Un plan de prévention solide s'appuie sur des principes éprouvés et affinés au fil des ans. Tout commence par une évaluation rigoureuse des risques professionnels, une étape incontournable, formalisée dans le DUERP. Cette analyse ne se contente pas d'un survol : elle plonge dans la réalité du terrain, scrute le site, les activités, le croisement des intervenants.
Vient ensuite le choix des mesures : supprimer le risque si possible, sinon privilégier les équipements collectifs avant tout recours à la protection individuelle. L'INRS insiste sur un point : la formation et l'information font toute la différence.

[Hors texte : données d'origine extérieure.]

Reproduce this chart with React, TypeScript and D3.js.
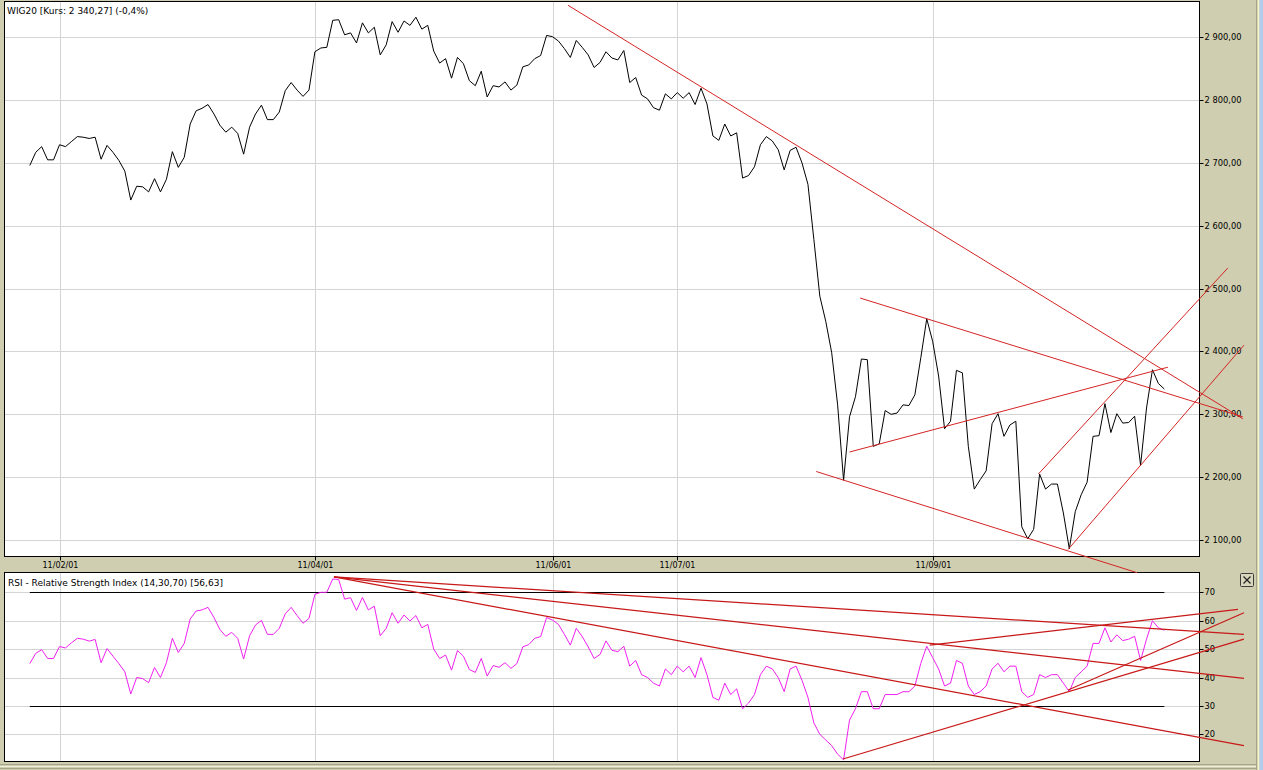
import React from "react";
import * as d3 from "d3";

// WIG20 daily close, 25 Jan 2011 .. 26 Oct 2011 (index = trading day)
const closes = [
  2696, 2717, 2726, 2705, 2705, 2729, 2726, 2734, 2742, 2741,
  2739, 2741, 2706, 2728, 2717, 2704, 2687, 2641, 2663, 2662,
  2654, 2675, 2654, 2674, 2718, 2693, 2709, 2762, 2783, 2787,
  2793, 2778, 2760, 2749, 2757, 2747, 2714, 2757, 2778, 2792,
  2769, 2769, 2781, 2815, 2828, 2816, 2806, 2816, 2877, 2883,
  2884, 2927, 2928, 2904, 2907, 2891, 2923, 2907, 2916, 2872,
  2888, 2925, 2908, 2926, 2919, 2932, 2913, 2919, 2878, 2859,
  2866, 2835, 2868, 2858, 2831, 2823, 2846, 2805, 2823, 2821,
  2829, 2816, 2824, 2853, 2856, 2866, 2871, 2903, 2901, 2894,
  2882, 2868, 2895, 2884, 2872, 2852, 2860, 2877, 2867, 2864,
  2879, 2828, 2836, 2808, 2802, 2788, 2784, 2810, 2802, 2812,
  2803, 2812, 2793, 2819, 2794, 2743, 2736, 2762, 2743, 2748,
  2676, 2680, 2694, 2729, 2742, 2735, 2721, 2689, 2720, 2725,
  2700, 2666, 2578, 2488, 2448, 2398, 2315, 2195, 2296, 2328,
  2388, 2387, 2249, 2253, 2306, 2300, 2302, 2315, 2314, 2331,
  2390, 2452, 2416, 2361, 2277, 2289, 2370, 2366, 2249, 2181,
  2196, 2210, 2285, 2301, 2265, 2283, 2289, 2121, 2102, 2117,
  2205, 2181, 2189, 2189, 2143, 2086, 2145, 2172, 2192, 2265,
  2266, 2317, 2271, 2301, 2286, 2287, 2297, 2219, 2310, 2371,
  2349, 2340.27,
];

// RSI(14)
const rsiValues = [
  44.9, 48.5, 49.8, 46.7, 46.7, 50.9, 50.4, 52.2, 53.8, 53.5,
  52.8, 53.4, 45.2, 50.2, 47.5, 44.9, 42.0, 34.2, 40.0, 39.6,
  38.2, 43.5, 40.0, 45.2, 53.8, 48.8, 52.0, 60.6, 63.4, 63.8,
  64.7, 61.1, 56.9, 54.5, 55.9, 53.8, 46.5, 54.7, 58.5, 60.1,
  55.2, 55.2, 57.3, 62.4, 64.7, 61.8, 59.1, 60.8, 69.3, 70.0,
  70.0, 74.7, 74.5, 67.6, 68.1, 63.6, 68.2, 63.8, 65.1, 54.7,
  57.3, 62.8, 59.1, 62.0, 59.9, 61.8, 57.5, 58.7, 50.0, 46.7,
  47.9, 42.6, 49.5, 47.5, 42.8, 41.8, 46.7, 40.5, 44.2, 43.6,
  45.2, 43.2, 44.9, 50.8, 51.6, 53.8, 54.4, 61.1, 60.2, 58.7,
  55.2, 51.4, 57.3, 54.4, 50.8, 46.7, 48.1, 52.9, 49.6, 49.1,
  51.0, 44.0, 46.0, 41.0, 40.0, 38.0, 37.0, 43.0, 41.0, 44.0,
  42.0, 44.0, 40.0, 47.0, 41.0, 33.0, 32.0, 38.0, 34.0, 36.0,
  29.0, 31.0, 34.0, 41.0, 44.0, 43.0, 40.0, 35.0, 43.0, 44.0,
  39.0, 33.0, 24.0, 20.0, 18.0, 16.0, 13.0, 11.0, 25.0, 29.0,
  35.0, 35.0, 29.0, 29.0, 34.0, 34.0, 34.0, 35.0, 35.0, 37.0,
  45.0, 51.0, 47.0, 43.0, 37.0, 38.0, 46.0, 45.0, 37.0, 34.0,
  35.0, 37.0, 43.0, 45.0, 42.0, 44.0, 44.0, 35.0, 33.0, 34.0,
  41.0, 40.0, 41.0, 41.0, 38.0, 35.0, 40.0, 42.0, 44.0, 52.0,
  52.0, 57.5, 52.5, 55.0, 53.0, 53.5, 54.5, 46.0, 53.5, 60.0,
  57.5, 56.63,
];

const dateTickIndex = [5, 48, 88, 109, 152];
const dateTickLabels = ["11/02/01", "11/04/01", "11/06/01", "11/07/01", "11/09/01"];
const priceTicks = [2100, 2200, 2300, 2400, 2500, 2600, 2700, 2800, 2900];
const rsiTicks = [20, 30, 40, 50, 60, 70];
const rsiBands = [30, 70];

// hand drawn trend lines: [index0, value0, index1, value1]
const priceTrendLines = [
  [90.6, 2951, 204.2, 2293],
  [139.8, 2485, 204.2, 2296],
  [138.0, 2240, 191.6, 2375],
  [132.4, 2209, 186.4, 2048],
  [169.8, 2205, 201.7, 2533],
  [174.8, 2085, 204.4, 2410],
];
const rsiTrendLines = [
  [51.2, 75.4, 204.4, 55.2],
  [51.2, 75.4, 204.4, 39.7],
  [51.2, 75.4, 204.4, 16.0],
  [136.9, 11.3, 204.4, 53.5],
  [151.5, 51.4, 203.4, 64.0],
  [174.8, 35.6, 204.4, 62.8],
];

const W = 1263;
const H = 770;
const FONT = "DejaVu Sans, Tahoma, sans-serif";
const GRID = "#d4d4d4";
const TREND = "#d42424";

const fmt = d3.formatLocale({
  decimal: ",",
  thousands: " ",
  grouping: [3],
  currency: ["", ""],
}).format(",.2f");

const App: React.FC = () => {
  const left = 4.5;
  const right = 1199.5;
  const pTop = 1.5;
  const pBottom = 556.5;
  const rTop = 572.5;
  const rBottom = 761.5;

  const x = d3.scaleLinear().domain([0, closes.length - 1]).range([29.8, 29.8 + (closes.length - 1) * 5.94]);
  const yP = d3.scaleLinear().domain([2100, 2900]).range([540, 37.3]);
  const yR = d3.scaleLinear().domain([20, 70]).range([734.3, 592.3]);

  const priceLine = d3.line<number>().x((_, i) => x(i)).y((d) => yP(d));
  const rsiLine = d3.line<number>().x((_, i) => x(i)).y((d) => yR(d));

  return (
    <svg
      width={W}
      height={H}
      style={{ position: "absolute", left: 0, top: 0, display: "block" }}
      fontFamily={FONT}
    >
      <rect x={0} y={0} width={W} height={H} fill="#cfceb0" />
      {/* right window edge */}
      <rect x={1256} y={0} width={1.5} height={H} fill="#a6a58c" />
      <rect x={1257.5} y={0} width={2} height={H} fill="#f4f3c8" />
      <rect x={1259.5} y={0} width={4} height={H} fill="#b3cbec" />
      <line x1={0} x2={1256} y1={764.5} y2={764.5} stroke="#a6a58c" />
      <line x1={0} x2={1256} y1={766.5} y2={766.5} stroke="#efeed8" />
      <line x1={0} x2={1256} y1={768.5} y2={768.5} stroke="#a6a58c" />

      {/* price panel */}
      <rect x={left} y={pTop} width={right - left} height={pBottom - pTop} fill="#fff" />
      {priceTicks.map((t) => (
        <line key={t} x1={left} x2={right} y1={Math.round(yP(t)) + 0.5} y2={Math.round(yP(t)) + 0.5} stroke={GRID} />
      ))}
      {dateTickIndex.map((d) => (
        <line key={d} x1={Math.round(x(d)) + 0.5} x2={Math.round(x(d)) + 0.5} y1={pTop} y2={pBottom} stroke={GRID} />
      ))}
      <path d={priceLine(closes) || ""} fill="none" stroke="#000" strokeWidth={1} />
      <rect x={left} y={pTop} width={right - left} height={pBottom - pTop} fill="none" stroke="#000" />
      <text x={7} y={14} fontSize={9} fill="#000">
        WIG20 [Kurs: 2 340,27] (-0,4%)
      </text>
      {priceTicks.map((t) => (
        <g key={t} transform={`translate(${right},${Math.round(yP(t)) + 0.5})`}>
          <line x1={0} x2={4} stroke="#000" />
          <text x={5} dy="0.35em" fontSize={8.3} fill="#000">
            {fmt(t)}
          </text>
        </g>
      ))}
      {dateTickIndex.map((d, k) => (
        <g key={d} transform={`translate(${Math.round(x(d)) + 0.5},${pBottom})`}>
          <line y1={0} y2={4} stroke="#000" />
          <text y={11.5} textAnchor="middle" fontSize={8} fill="#000">
            {dateTickLabels[k]}
          </text>
        </g>
      ))}

      {/* RSI panel */}
      <rect x={left} y={rTop} width={right - left} height={rBottom - rTop} fill="#fff" />
      {rsiTicks.map((t) => (
        <line key={t} x1={left} x2={right} y1={Math.round(yR(t)) + 0.5} y2={Math.round(yR(t)) + 0.5} stroke={GRID} />
      ))}
      {dateTickIndex.map((d) => (
        <line key={d} x1={Math.round(x(d)) + 0.5} x2={Math.round(x(d)) + 0.5} y1={rTop} y2={rBottom} stroke={GRID} />
      ))}
      {rsiBands.map((b) => (
        <line
          key={b}
          x1={x(0)}
          x2={x(closes.length - 1)}
          y1={Math.round(yR(b)) + 0.5}
          y2={Math.round(yR(b)) + 0.5}
          stroke="#000"
        />
      ))}
      <path d={rsiLine(rsiValues) || ""} fill="none" stroke="#f020f0" strokeWidth={1} />
      <rect x={left} y={rTop} width={right - left} height={rBottom - rTop} fill="none" stroke="#000" />
      <text x={8} y={586} fontSize={9} fill="#000">
        RSI - Relative Strength Index (14,30,70) [56,63]
      </text>
      {rsiTicks.map((t) => (
        <g key={t} transform={`translate(${right},${Math.round(yR(t)) + 0.5})`}>
          <line x1={0} x2={4} stroke="#000" />
          <text x={5} dy="0.35em" fontSize={8.3} fill="#000">
            {t}
          </text>
        </g>
      ))}

      {/* trend lines */}
      {priceTrendLines.map((l, k) => (
        <line key={k} x1={x(l[0])} y1={yP(l[1])} x2={x(l[2])} y2={yP(l[3])} stroke={TREND} strokeWidth={1} />
      ))}
      {rsiTrendLines.map((l, k) => (
        <line key={k} x1={x(l[0])} y1={yR(l[1])} x2={x(l[2])} y2={yR(l[3])} stroke="#c81818" strokeWidth={1.2} />
      ))}

      {/* close button */}
      <rect x={1240.5} y={573.5} width={13} height={13} fill="#d8d7bc" stroke="#3c3c3c" rx={1} />
      <path d="M1243.5,576.5 L1250.5,583.5 M1250.5,576.5 L1243.5,583.5" stroke="#222" strokeWidth={1.2} />
    </svg>
  );
};

export default App;
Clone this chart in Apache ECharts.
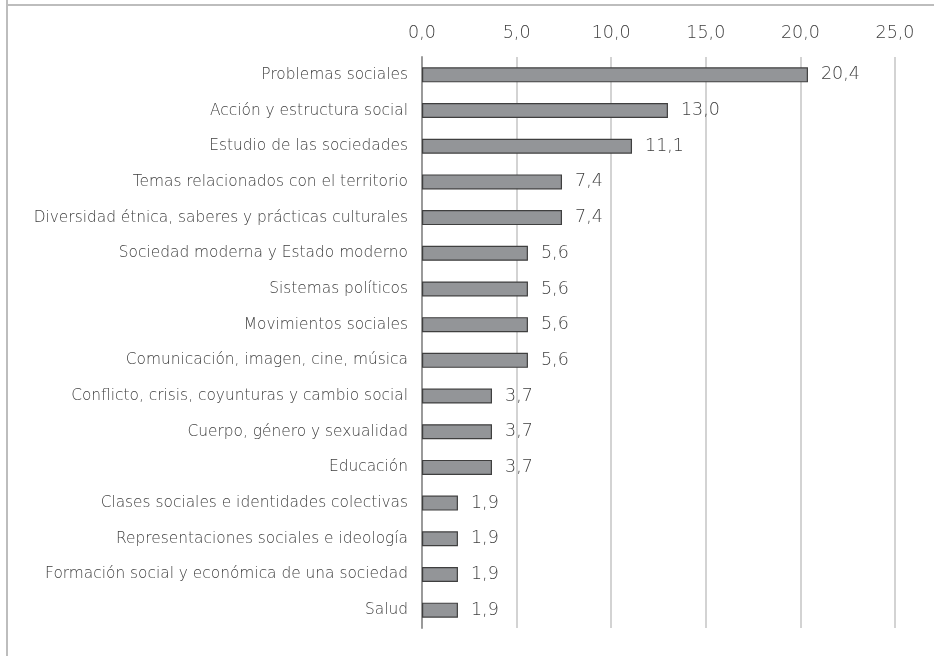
<!DOCTYPE html>
<html>
<head>
<meta charset="utf-8">
<script src="https://cdn.jsdelivr.net/npm/echarts@6/dist/echarts.min.js"></script>
<style>
  html, body { margin: 0; padding: 0; background: #fff; }
  #main { width: 934px; height: 656px; }
</style>
</head>
<body>
<div id="main"></div>
<script>
var categories = [
    'Problemas sociales',
    'Acción y estructura social',
    'Estudio de las sociedades',
    'Temas relacionados con el territorio',
    'Diversidad étnica, saberes y prácticas culturales',
    'Sociedad moderna y Estado moderno',
    'Sistemas políticos',
    'Movimientos sociales',
    'Comunicación, imagen, cine, música',
    'Conflicto, crisis, coyunturas y cambio social',
    'Cuerpo, género y sexualidad',
    'Educación',
    'Clases sociales e identidades colectivas',
    'Representaciones sociales e ideología',
    'Formación social y económica de una sociedad',
    'Salud'
];
var values = [20.4, 13.0, 11.1, 7.4, 7.4, 5.6, 5.6, 5.6, 5.6, 3.7, 3.7, 3.7, 1.9, 1.9, 1.9, 1.9];

function fmt(v) {
    return v.toFixed(1).replace('.', ',');
}

var myChart = echarts.init(document.getElementById('main'));

var textColor = '#404040';
var fontFam = '"DejaVu Sans", "Open Sans", sans-serif';

var option = {
    backgroundColor: '#fff',
    animation: false,
    graphic: [
        { type: 'line', shape: { x1: 7, y1: 0, x2: 7, y2: 656 }, style: { stroke: '#bdbdbd', lineWidth: 2 } },
        { type: 'line', shape: { x1: 7, y1: 5, x2: 934, y2: 5 }, style: { stroke: '#bdbdbd', lineWidth: 2 } }
    ],
    grid: { left: 422, right: 39, top: 57, bottom: 28, containLabel: false },
    xAxis: {
        type: 'value',
        position: 'top',
        min: 0,
        max: 25,
        interval: 5,
        axisLine: { show: false },
        axisTick: { show: false },
        axisLabel: {
            formatter: fmt,
            color: textColor,
            fontFamily: fontFam,
            fontWeight: 200,
            fontSize: 17.5,
            margin: 15
        },
        splitLine: { show: true, lineStyle: { color: '#c4c4c4', width: 1.5 } }
    },
    yAxis: {
        type: 'category',
        inverse: true,
        data: categories,
        axisLine: { show: true, lineStyle: { color: '#9a9a9a', width: 2 } },
        axisTick: { show: false },
        axisLabel: {
            color: textColor,
            fontFamily: fontFam,
            fontWeight: 200,
            fontSize: 15.4,
            margin: 14
        }
    },
    series: [{
        type: 'bar',
        data: values,
        barWidth: 15,
        itemStyle: { color: '#939598', borderColor: '#3f3f3f', borderWidth: 1.2 },
        label: {
            show: true,
            position: 'right',
            distance: 13,
            formatter: function (p) { return fmt(p.value); },
            color: textColor,
            fontFamily: fontFam,
            fontWeight: 200,
            fontSize: 17.5
        }
    }]
};

myChart.setOption(option);
</script>
</body>
</html>
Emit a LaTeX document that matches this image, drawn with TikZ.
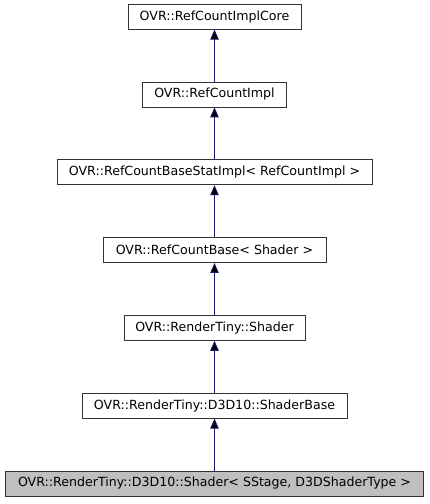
\documentclass[tikz,border=0pt]{standalone}
\usepackage{fontspec}
\setmainfont{DejaVu Sans}
\usetikzlibrary{positioning, arrows.meta}

\definecolor{edgeblue}{HTML}{191970}
\definecolor{leafgray}{HTML}{BFBFBF}

\tikzset{
  cls/.style={draw=black!80, fill=white, line width=0.8pt, minimum height=25pt,
    inner xsep=2pt, font=\fontsize{12.6}{14}\selectfont},
  leaf/.style={cls, fill=leafgray},
  inh/.style={draw=edgeblue, line width=0.8pt, -{Triangle[length=10pt, width=8.5pt]}}
}

\begin{document}
\begin{tikzpicture}[x=1pt, y=1pt, node distance=52pt]
  \useasboundingbox (0,0) rectangle (429,504);

  \node[leaf, minimum width=418pt] (shader) at (214.5,20.5) {OVR::RenderTiny::D3D10::Shader< SStage, D3DShaderType >};
  \node[cls, minimum width=265pt] (base) [above=of shader] {OVR::RenderTiny::D3D10::ShaderBase};
  \node[cls, minimum width=181pt] (tinyshader) [above=of base] {OVR::RenderTiny::Shader};
  \node[cls, minimum width=223pt] (rcbase) [above=of tinyshader] {OVR::RefCountBase< Shader >};
  \node[cls, minimum width=315pt] (rcstat) [above=of rcbase] {OVR::RefCountBaseStatImpl< RefCountImpl >};
  \node[cls, minimum width=144pt] (rcimpl) [above=of rcstat] {OVR::RefCountImpl};
  \node[cls, minimum width=173pt] (rccore) [above=of rcimpl] {OVR::RefCountImplCore};

  \path[inh]
    (shader) edge (base)
    (base) edge (tinyshader)
    (tinyshader) edge (rcbase)
    (rcbase) edge (rcstat)
    (rcstat) edge (rcimpl)
    (rcimpl) edge (rccore);
\end{tikzpicture}
\end{document}
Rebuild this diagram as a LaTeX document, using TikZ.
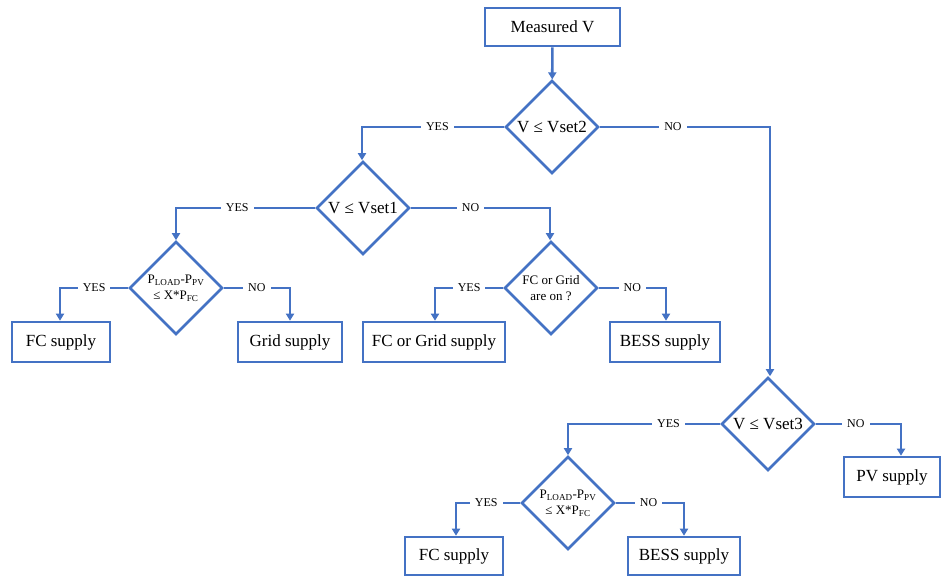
\documentclass[tikz,border=0pt]{standalone}
\usepackage{fontspec}
\setmainfont{Liberation Serif}
\usetikzlibrary{shapes.geometric,arrows.meta}
\definecolor{fcblue}{HTML}{4472C4}
\begin{document}
\begin{tikzpicture}[x=1pt,y=-1pt,
  box/.style={draw=fcblue,line width=2.6pt,rectangle,inner sep=0pt,font=\fontsize{17}{20}\selectfont,fill=white},
  dec/.style={draw=fcblue,line width=2.6pt,diamond,inner sep=0pt,minimum width=93pt,minimum height=93pt,align=center,fill=white},
  conn/.style={draw=fcblue,line width=2.6pt,-{Triangle[length=7pt,width=8pt]}},
  lbl/.style={fill=white,font=\fontsize{12}{14}\selectfont,inner xsep=5pt,inner ysep=2pt,text=black}]
\useasboundingbox (0,0) rectangle (944,577);
\fill[white] (0,0) rectangle (944,577);

% boxes
\node[box,minimum width=135pt,minimum height=38pt] (m) at (552.5,27) {Measured V};
\node[box,minimum width=98pt,minimum height=40pt] (fc1) at (61,342) {FC supply};
\node[box,minimum width=104pt,minimum height=40pt] (grid1) at (290,342) {Grid supply};
\node[box,minimum width=142pt,minimum height=40pt] (fcg) at (434,342) {FC or Grid supply};
\node[box,minimum width=110pt,minimum height=40pt] (bess1) at (665,342) {BESS supply};
\node[box,minimum width=96pt,minimum height=40pt] (pv) at (892,477) {PV supply};
\node[box,minimum width=98pt,minimum height=38pt] (fc2) at (454,556) {FC supply};
\node[box,minimum width=112pt,minimum height=38pt] (bess2) at (684,556) {BESS supply};

% decisions
\node[dec,font=\fontsize{17}{20}\selectfont] (d1) at (552,127) {V ≤ Vset2};
\node[dec,font=\fontsize{17}{20}\selectfont] (d2) at (363,208) {V ≤ Vset1};
\node[dec,font=\fontsize{17}{20}\selectfont] (d3) at (768,424) {V ≤ Vset3};
\node[dec,font=\fontsize{13}{16}\selectfont] (d4) at (176,288) {P\textsubscript{LOAD}-P\textsubscript{PV}\\≤ X*P\textsubscript{FC}};
\node[dec,font=\fontsize{13}{16}\selectfont] (d5) at (551,288) {FC or Grid\\are on ?};
\node[dec,font=\fontsize{13}{16}\selectfont] (d6) at (568,503) {P\textsubscript{LOAD}-P\textsubscript{PV}\\≤ X*P\textsubscript{FC}};

% corner coordinates
\coordinate (c1l) at (362,127);
\coordinate (c1r) at (770,127);
\coordinate (c2l) at (176,208);
\coordinate (c2r) at (550,208);
\coordinate (c4l) at (60,288);
\coordinate (c4r) at (290,288);
\coordinate (c5l) at (435,288);
\coordinate (c5r) at (666,288);
\coordinate (c3l) at (568,424);
\coordinate (c3r) at (901,424);
\coordinate (c6l) at (456,503);
\coordinate (c6r) at (684,503);

% connectors
\draw[conn] (m) -- (d1);
\draw[conn] (d1.west) -- node[lbl,pos=0.47]{YES} (c1l) -- (c1l |- d2.north);
\draw[conn] (d1.east) -- node[lbl,pos=0.43]{NO} (c1r) -- (c1r |- d3.north);
\draw[conn] (d2.west) -- node[lbl,pos=0.56]{YES} (c2l) -- (c2l |- d4.north);
\draw[conn] (d2.east) -- node[lbl,pos=0.43]{NO} (c2r) -- (c2r |- d5.north);
\draw[conn] (d4.west) -- node[lbl,pos=0.5]{YES} (c4l) -- (c4l |- fc1.north);
\draw[conn] (d4.east) -- node[lbl,pos=0.5]{NO} (c4r) -- (c4r |- grid1.north);
\draw[conn] (d5.west) -- node[lbl,pos=0.5]{YES} (c5l) -- (c5l |- fcg.north);
\draw[conn] (d5.east) -- node[lbl,pos=0.5]{NO} (c5r) -- (c5r |- bess1.north);
\draw[conn] (d3.west) -- node[lbl,pos=0.34]{YES} (c3l) -- (c3l |- d6.north);
\draw[conn] (d3.east) -- node[lbl,pos=0.47]{NO} (c3r) -- (c3r |- pv.north);
\draw[conn] (d6.west) -- node[lbl,pos=0.53]{YES} (c6l) -- (c6l |- fc2.north);
\draw[conn] (d6.east) -- node[lbl,pos=0.48]{NO} (c6r) -- (c6r |- bess2.north);
\end{tikzpicture}
\end{document}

Un salarié qui connaît les bons gestes, qui sait où sont les dangers, devient un acteur actif de la prévention.
Une organisation efficace ne laisse rien au hasard : elle documente, communique, suit ses actions. Affichages, réunions, consignes écrites : tout ce qui facilite la circulation de l'information renforce la robustesse du dispositif. Les plans d'action et leur suivi ne restent pas figés : ils s'ajustent en fonction des retours du terrain, des audits, des indicateurs de performance.
Le numérique change la donne. De nombreuses entreprises utilisent aujourd'hui des logiciels de gestion HSE pour centraliser leurs données, piloter le plan de prévention et déclencher des alertes automatiques. Cette transformation, saluée par l'INRS, permet de repérer plus vite les failles et de réagir avant qu'un incident ne survienne.
Rôles et responsabilités : qui intervient dans l'élaboration et l'application du plan de prévention ?
Mettre en place un plan de prévention, c'est une affaire collective. Plusieurs acteurs s'y engagent, chacun avec ses responsabilités. L'entreprise utilisatrice définit le cadre, repère les risques spécifiques à ses installations et fixe les modalités d'accès ou d'intervention. L'entreprise extérieure, de son côté, doit protéger ses salariés et ajuster ses méthodes de travail aux contraintes du site.
Avant le lancement de tout chantier risqué, une inspection commune préalable s'impose. C'est un temps d'analyse et d'échanges, où responsables des deux entreprises passent en revue les postes, les modes opératoires, les zones à coactivité. Les mesures décidées sont ensuite formalisées dans le plan.
La réussite du dispositif repose aussi sur la vigilance collective. Le CSE, comité social et économique, apporte sa connaissance du terrain, interroge les choix techniques, participe au suivi des actions de prévention. Le médecin du travail veille à l'adéquation des postes avec la santé des salariés, tandis que le responsable HSE orchestre la coordination, la mise en œuvre et le suivi du plan.
Des partenaires institutionnels comme l'INRS, la CARSAT ou l'Inspection du travail peuvent intervenir à chaque étape : ils conseillent, aident à lever les blocages, contrôlent l'application des règles. Au final, chaque intervenant, du chef d'équipe au salarié, a son rôle à jouer pour ancrer la prévention dans le quotidien et en faire un réflexe partagé.
Un plan de prévention solide, ce n'est pas qu'un dossier à ranger au fond d'un tiroir. C'est la garantie que, demain, chaque intervention se déroule sans drame, que le dialogue reste ouvert, et que la sécurité ne dépend pas du hasard mais d'une organisation réfléchie et vivante.